**Task**
The lines to reproduce run from the first one through the line containing "import pandas as pd". Reproduce them exactly.

:: Data provided

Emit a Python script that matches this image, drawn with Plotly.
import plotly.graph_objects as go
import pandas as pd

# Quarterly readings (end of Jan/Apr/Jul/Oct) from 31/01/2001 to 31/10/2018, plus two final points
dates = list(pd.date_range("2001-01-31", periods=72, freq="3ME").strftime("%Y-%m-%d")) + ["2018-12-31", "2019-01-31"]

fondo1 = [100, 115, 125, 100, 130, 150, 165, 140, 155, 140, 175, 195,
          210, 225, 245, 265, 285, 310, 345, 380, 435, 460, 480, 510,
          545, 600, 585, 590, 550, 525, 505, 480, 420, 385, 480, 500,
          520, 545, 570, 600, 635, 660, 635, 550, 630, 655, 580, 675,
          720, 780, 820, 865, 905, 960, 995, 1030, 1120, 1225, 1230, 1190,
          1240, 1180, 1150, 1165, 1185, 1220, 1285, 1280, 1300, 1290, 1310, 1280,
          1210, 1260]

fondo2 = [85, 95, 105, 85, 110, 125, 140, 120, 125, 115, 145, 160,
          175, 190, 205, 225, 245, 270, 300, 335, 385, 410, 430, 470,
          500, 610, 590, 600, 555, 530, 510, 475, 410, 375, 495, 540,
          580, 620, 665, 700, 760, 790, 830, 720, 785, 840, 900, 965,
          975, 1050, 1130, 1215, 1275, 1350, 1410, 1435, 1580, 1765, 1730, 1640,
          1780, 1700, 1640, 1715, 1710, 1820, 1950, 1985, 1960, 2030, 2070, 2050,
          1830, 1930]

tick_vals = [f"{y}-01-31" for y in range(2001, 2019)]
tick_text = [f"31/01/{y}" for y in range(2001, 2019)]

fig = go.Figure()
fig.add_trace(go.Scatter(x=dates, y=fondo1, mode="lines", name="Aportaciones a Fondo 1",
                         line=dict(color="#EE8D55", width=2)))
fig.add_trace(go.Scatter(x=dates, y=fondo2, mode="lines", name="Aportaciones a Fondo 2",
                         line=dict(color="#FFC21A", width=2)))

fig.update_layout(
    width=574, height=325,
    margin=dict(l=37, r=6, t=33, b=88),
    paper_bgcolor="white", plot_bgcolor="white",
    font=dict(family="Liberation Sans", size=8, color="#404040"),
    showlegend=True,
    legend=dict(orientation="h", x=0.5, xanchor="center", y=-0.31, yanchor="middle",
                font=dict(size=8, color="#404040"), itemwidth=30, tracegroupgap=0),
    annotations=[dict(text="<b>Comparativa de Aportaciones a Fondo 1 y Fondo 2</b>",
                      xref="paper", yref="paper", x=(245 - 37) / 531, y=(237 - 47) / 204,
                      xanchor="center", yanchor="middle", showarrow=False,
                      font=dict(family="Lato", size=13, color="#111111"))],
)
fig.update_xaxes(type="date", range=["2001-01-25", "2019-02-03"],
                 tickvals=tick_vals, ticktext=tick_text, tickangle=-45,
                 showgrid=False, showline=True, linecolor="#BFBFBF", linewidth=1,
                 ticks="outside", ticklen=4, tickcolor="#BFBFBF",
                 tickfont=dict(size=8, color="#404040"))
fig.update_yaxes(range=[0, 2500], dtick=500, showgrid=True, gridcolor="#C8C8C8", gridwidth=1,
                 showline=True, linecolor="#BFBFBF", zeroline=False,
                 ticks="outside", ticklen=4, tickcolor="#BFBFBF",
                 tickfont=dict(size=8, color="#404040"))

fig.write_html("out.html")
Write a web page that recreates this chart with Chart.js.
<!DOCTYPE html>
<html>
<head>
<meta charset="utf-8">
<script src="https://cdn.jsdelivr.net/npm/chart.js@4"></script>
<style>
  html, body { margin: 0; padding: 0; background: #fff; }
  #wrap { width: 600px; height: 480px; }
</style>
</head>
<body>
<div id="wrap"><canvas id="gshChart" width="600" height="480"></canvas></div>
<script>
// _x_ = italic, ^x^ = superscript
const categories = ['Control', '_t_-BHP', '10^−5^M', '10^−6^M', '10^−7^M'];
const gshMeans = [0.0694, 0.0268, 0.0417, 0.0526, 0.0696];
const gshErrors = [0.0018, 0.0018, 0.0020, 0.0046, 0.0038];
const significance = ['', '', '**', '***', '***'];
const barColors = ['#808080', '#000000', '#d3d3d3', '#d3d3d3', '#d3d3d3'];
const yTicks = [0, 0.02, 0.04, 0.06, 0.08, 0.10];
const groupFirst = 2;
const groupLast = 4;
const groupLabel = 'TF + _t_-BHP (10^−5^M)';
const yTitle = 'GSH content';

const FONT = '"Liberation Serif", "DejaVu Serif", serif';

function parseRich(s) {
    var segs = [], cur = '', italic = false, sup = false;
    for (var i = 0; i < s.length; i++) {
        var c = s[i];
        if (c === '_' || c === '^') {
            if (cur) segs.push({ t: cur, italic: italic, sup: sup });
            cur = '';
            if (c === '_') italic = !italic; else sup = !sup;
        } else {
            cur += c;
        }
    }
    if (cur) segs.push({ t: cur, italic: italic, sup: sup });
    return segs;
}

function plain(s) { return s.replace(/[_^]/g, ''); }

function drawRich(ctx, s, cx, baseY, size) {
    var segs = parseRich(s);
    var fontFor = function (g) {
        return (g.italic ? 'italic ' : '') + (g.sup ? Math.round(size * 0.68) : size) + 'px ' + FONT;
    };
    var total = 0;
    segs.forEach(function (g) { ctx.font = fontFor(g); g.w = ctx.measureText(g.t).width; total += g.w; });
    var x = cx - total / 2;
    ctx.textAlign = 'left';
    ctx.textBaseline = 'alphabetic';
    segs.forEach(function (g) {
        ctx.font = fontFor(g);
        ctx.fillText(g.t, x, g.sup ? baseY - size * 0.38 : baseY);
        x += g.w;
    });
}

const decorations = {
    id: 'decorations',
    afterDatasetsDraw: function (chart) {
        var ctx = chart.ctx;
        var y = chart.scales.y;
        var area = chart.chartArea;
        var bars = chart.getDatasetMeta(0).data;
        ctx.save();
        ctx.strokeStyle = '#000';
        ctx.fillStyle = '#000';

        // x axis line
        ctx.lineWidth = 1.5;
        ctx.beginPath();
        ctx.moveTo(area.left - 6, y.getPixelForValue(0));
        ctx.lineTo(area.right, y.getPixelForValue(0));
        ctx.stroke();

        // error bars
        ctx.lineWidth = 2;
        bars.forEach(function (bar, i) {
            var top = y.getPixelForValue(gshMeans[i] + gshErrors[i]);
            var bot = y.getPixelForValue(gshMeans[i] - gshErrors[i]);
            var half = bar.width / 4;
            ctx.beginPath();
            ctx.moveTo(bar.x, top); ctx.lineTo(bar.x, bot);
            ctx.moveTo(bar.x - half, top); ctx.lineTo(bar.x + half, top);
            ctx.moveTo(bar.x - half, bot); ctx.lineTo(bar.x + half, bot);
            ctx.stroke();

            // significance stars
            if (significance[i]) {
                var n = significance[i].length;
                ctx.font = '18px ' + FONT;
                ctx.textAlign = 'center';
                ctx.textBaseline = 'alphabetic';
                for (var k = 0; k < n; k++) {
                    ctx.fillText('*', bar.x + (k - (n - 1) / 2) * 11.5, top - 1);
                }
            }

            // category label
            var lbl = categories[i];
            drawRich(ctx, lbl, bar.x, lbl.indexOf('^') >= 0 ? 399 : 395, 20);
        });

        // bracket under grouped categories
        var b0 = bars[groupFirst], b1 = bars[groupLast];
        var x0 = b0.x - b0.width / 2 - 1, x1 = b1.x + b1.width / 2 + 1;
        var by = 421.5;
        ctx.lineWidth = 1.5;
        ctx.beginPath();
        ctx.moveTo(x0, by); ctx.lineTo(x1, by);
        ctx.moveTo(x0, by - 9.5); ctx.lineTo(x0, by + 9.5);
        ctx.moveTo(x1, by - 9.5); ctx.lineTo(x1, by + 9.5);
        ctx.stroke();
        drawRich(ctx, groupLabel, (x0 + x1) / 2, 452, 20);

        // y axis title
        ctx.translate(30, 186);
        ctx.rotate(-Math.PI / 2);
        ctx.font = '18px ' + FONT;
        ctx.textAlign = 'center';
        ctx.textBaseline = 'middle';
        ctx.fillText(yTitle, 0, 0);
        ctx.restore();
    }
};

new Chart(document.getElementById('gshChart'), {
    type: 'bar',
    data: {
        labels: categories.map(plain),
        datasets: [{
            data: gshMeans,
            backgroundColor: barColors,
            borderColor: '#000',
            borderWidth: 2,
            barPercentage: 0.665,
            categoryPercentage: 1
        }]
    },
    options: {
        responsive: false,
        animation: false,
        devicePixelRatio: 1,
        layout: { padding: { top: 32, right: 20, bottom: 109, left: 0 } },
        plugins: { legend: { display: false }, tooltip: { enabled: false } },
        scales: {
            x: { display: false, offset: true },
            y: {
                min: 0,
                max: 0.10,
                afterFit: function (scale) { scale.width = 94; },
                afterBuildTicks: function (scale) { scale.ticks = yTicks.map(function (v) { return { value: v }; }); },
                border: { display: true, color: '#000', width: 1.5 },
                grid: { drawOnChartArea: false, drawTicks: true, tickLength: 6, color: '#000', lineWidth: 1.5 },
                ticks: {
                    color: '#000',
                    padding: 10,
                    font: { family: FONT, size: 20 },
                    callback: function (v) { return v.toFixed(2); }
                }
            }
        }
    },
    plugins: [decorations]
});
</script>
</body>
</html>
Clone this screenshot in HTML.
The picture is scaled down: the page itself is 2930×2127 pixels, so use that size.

::::

**Complete output**
Emit a Python script that matches this image, drawn with Plotly.
import plotly.graph_objects as go
import pandas as pd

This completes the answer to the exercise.